• [Do this]
Beginning with the first line, set down every line through the one containing "const yMinorValues = [50, 150, 250, 350, 450];", exactly as it appears, but not the pictures.

• [Dataset content]
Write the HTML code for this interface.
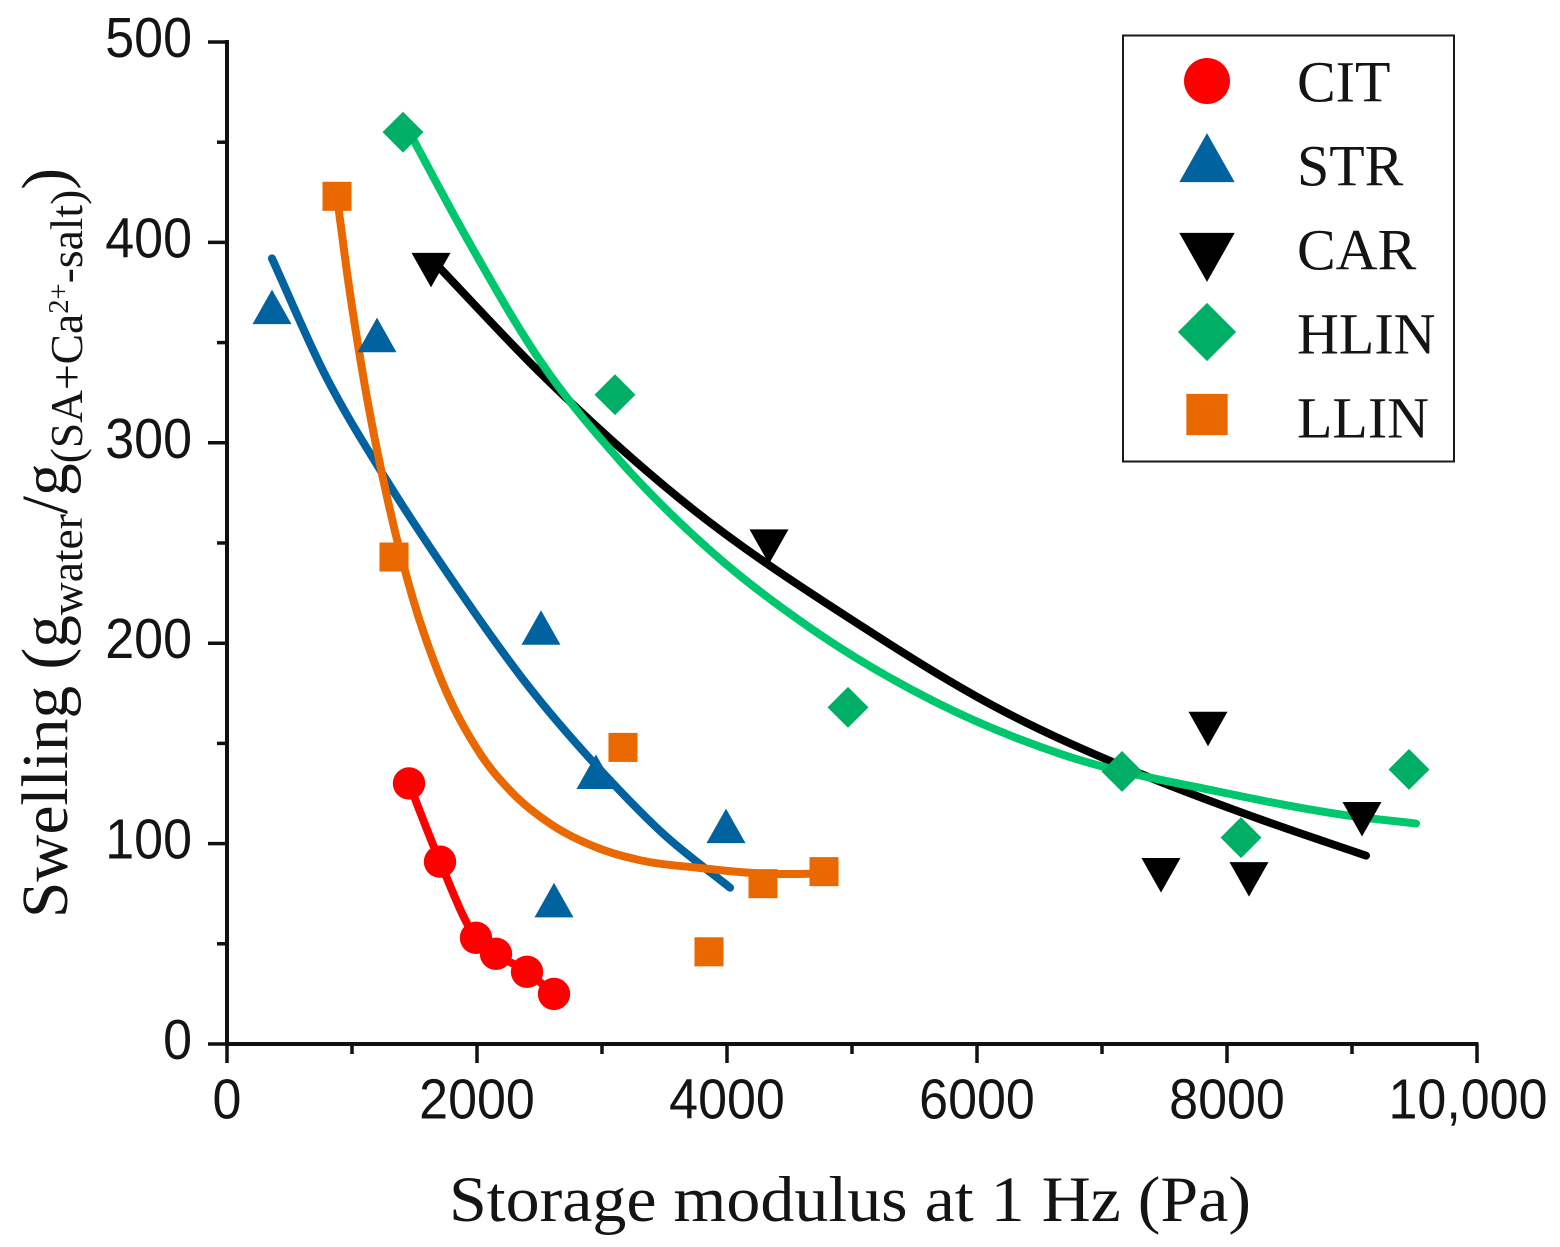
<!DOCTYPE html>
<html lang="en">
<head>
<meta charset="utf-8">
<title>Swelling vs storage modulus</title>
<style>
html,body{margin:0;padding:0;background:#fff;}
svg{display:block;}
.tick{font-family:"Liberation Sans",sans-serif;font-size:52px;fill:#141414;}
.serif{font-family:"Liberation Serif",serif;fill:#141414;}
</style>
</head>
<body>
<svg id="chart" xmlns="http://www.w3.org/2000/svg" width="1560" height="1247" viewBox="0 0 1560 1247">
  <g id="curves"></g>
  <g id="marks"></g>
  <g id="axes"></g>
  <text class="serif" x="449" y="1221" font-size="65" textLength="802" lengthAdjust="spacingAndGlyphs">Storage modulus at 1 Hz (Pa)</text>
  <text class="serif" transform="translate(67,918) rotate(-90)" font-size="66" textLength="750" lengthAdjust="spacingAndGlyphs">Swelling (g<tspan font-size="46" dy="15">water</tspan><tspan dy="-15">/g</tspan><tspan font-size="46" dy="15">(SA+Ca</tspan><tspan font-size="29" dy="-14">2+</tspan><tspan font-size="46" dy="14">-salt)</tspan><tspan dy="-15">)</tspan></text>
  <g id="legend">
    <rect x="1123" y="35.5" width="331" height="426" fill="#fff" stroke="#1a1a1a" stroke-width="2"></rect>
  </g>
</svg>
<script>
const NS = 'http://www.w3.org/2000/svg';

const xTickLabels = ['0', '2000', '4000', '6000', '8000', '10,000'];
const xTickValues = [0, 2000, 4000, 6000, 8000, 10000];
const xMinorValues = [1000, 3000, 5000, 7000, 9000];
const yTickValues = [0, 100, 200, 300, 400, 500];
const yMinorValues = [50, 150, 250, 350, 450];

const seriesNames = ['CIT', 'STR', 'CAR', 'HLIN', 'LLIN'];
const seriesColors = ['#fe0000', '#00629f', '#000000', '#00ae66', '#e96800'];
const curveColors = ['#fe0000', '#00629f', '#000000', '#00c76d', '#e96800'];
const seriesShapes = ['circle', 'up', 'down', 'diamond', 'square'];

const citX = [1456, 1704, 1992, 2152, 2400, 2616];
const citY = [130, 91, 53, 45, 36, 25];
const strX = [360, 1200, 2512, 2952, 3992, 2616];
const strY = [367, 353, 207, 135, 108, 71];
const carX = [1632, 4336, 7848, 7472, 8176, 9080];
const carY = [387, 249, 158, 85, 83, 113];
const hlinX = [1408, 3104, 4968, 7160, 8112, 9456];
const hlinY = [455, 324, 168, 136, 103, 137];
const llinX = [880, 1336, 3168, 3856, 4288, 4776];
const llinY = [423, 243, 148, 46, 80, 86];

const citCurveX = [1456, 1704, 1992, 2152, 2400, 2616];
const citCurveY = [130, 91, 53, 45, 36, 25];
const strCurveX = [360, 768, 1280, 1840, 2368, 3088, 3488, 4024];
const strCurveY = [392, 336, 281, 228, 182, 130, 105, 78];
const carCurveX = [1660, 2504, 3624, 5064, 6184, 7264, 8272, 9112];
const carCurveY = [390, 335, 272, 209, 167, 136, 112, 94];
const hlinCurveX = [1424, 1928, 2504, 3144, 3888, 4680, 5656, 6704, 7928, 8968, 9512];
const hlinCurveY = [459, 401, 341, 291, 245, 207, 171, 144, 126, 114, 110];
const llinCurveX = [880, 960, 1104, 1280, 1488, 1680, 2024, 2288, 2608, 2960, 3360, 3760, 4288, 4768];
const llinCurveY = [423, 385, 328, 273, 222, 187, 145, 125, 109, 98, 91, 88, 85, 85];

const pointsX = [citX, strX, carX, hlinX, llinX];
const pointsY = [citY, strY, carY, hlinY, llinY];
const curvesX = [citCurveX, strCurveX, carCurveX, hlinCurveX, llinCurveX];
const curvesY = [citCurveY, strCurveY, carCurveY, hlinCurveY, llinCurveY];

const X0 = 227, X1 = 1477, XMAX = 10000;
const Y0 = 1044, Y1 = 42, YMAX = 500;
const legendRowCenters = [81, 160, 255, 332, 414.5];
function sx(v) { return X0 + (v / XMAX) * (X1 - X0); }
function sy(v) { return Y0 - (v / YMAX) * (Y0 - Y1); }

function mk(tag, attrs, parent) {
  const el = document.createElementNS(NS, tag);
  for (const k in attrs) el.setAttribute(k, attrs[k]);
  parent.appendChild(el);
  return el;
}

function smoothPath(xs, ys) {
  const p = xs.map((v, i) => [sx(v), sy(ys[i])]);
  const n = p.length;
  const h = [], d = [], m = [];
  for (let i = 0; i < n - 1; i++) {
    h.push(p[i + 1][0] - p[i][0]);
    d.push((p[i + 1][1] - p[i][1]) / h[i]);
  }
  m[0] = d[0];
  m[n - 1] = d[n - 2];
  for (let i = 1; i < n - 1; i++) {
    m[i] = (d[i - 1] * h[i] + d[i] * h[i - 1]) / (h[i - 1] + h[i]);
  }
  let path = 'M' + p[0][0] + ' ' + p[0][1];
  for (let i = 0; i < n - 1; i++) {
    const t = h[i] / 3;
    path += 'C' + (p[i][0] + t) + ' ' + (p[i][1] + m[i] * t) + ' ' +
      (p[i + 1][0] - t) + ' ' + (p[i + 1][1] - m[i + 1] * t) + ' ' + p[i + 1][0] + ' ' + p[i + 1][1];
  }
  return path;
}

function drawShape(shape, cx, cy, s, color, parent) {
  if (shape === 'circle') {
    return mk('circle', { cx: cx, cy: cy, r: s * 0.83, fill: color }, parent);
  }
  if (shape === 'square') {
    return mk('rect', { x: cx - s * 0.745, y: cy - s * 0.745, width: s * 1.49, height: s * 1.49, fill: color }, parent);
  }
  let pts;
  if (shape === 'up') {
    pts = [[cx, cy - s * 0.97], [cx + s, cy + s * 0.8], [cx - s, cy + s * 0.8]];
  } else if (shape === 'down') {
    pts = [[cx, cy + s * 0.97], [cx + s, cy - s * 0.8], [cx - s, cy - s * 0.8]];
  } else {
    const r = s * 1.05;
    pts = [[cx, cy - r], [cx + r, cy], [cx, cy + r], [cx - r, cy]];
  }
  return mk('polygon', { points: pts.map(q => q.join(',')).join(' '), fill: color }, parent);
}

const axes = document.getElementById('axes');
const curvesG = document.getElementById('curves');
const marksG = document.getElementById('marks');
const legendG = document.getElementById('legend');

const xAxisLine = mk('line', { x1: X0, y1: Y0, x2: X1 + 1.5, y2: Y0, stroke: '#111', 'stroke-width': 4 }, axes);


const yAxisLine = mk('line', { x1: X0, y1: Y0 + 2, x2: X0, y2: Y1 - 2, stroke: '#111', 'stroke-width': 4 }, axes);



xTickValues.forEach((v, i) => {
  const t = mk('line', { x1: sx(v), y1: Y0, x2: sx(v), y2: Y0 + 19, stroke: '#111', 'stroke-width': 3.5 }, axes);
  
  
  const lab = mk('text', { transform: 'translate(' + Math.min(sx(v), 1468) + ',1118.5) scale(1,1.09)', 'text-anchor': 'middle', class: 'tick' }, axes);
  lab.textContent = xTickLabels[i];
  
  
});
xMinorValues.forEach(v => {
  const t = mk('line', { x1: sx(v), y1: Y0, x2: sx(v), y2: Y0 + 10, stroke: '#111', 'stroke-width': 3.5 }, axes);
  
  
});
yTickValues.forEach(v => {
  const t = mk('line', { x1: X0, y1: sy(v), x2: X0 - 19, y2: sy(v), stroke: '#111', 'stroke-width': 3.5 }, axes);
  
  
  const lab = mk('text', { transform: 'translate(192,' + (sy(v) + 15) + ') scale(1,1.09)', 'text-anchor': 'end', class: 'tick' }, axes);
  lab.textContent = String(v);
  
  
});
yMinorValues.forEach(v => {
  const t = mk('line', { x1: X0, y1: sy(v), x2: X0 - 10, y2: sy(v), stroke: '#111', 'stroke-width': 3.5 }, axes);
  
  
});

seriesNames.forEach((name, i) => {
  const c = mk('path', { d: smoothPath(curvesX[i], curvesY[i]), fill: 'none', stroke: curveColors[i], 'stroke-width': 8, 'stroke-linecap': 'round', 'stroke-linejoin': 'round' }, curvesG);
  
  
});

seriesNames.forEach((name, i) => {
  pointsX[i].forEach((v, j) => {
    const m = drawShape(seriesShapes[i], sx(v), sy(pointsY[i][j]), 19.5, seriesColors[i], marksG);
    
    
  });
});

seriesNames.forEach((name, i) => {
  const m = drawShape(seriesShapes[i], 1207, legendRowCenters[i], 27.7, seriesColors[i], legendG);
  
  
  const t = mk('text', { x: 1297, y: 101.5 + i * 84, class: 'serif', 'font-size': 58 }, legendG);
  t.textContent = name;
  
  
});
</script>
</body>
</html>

• [Response to the task]
Write the HTML code for this interface.
<!DOCTYPE html>
<html lang="en">
<head>
<meta charset="utf-8">
<title>Swelling vs storage modulus</title>
<style>
html,body{margin:0;padding:0;background:#fff;}
svg{display:block;}
.tick{font-family:"Liberation Sans",sans-serif;font-size:52px;fill:#141414;}
.serif{font-family:"Liberation Serif",serif;fill:#141414;}
</style>
</head>
<body>
<svg id="chart" xmlns="http://www.w3.org/2000/svg" width="1560" height="1247" viewBox="0 0 1560 1247">
  <g id="curves"></g>
  <g id="marks"></g>
  <g id="axes"></g>
  <text class="serif" x="449" y="1221" font-size="65" textLength="802" lengthAdjust="spacingAndGlyphs">Storage modulus at 1 Hz (Pa)</text>
  <text class="serif" transform="translate(67,918) rotate(-90)" font-size="66" textLength="750" lengthAdjust="spacingAndGlyphs">Swelling (g<tspan font-size="46" dy="15">water</tspan><tspan dy="-15">/g</tspan><tspan font-size="46" dy="15">(SA+Ca</tspan><tspan font-size="29" dy="-14">2+</tspan><tspan font-size="46" dy="14">-salt)</tspan><tspan dy="-15">)</tspan></text>
  <g id="legend">
    <rect x="1123" y="35.5" width="331" height="426" fill="#fff" stroke="#1a1a1a" stroke-width="2"></rect>
  </g>
</svg>
<script>
const NS = 'http://www.w3.org/2000/svg';

const xTickLabels = ['0', '2000', '4000', '6000', '8000', '10,000'];
const xTickValues = [0, 2000, 4000, 6000, 8000, 10000];
const xMinorValues = [1000, 3000, 5000, 7000, 9000];
const yTickValues = [0, 100, 200, 300, 400, 500];
const yMinorValues = [50, 150, 250, 350, 450];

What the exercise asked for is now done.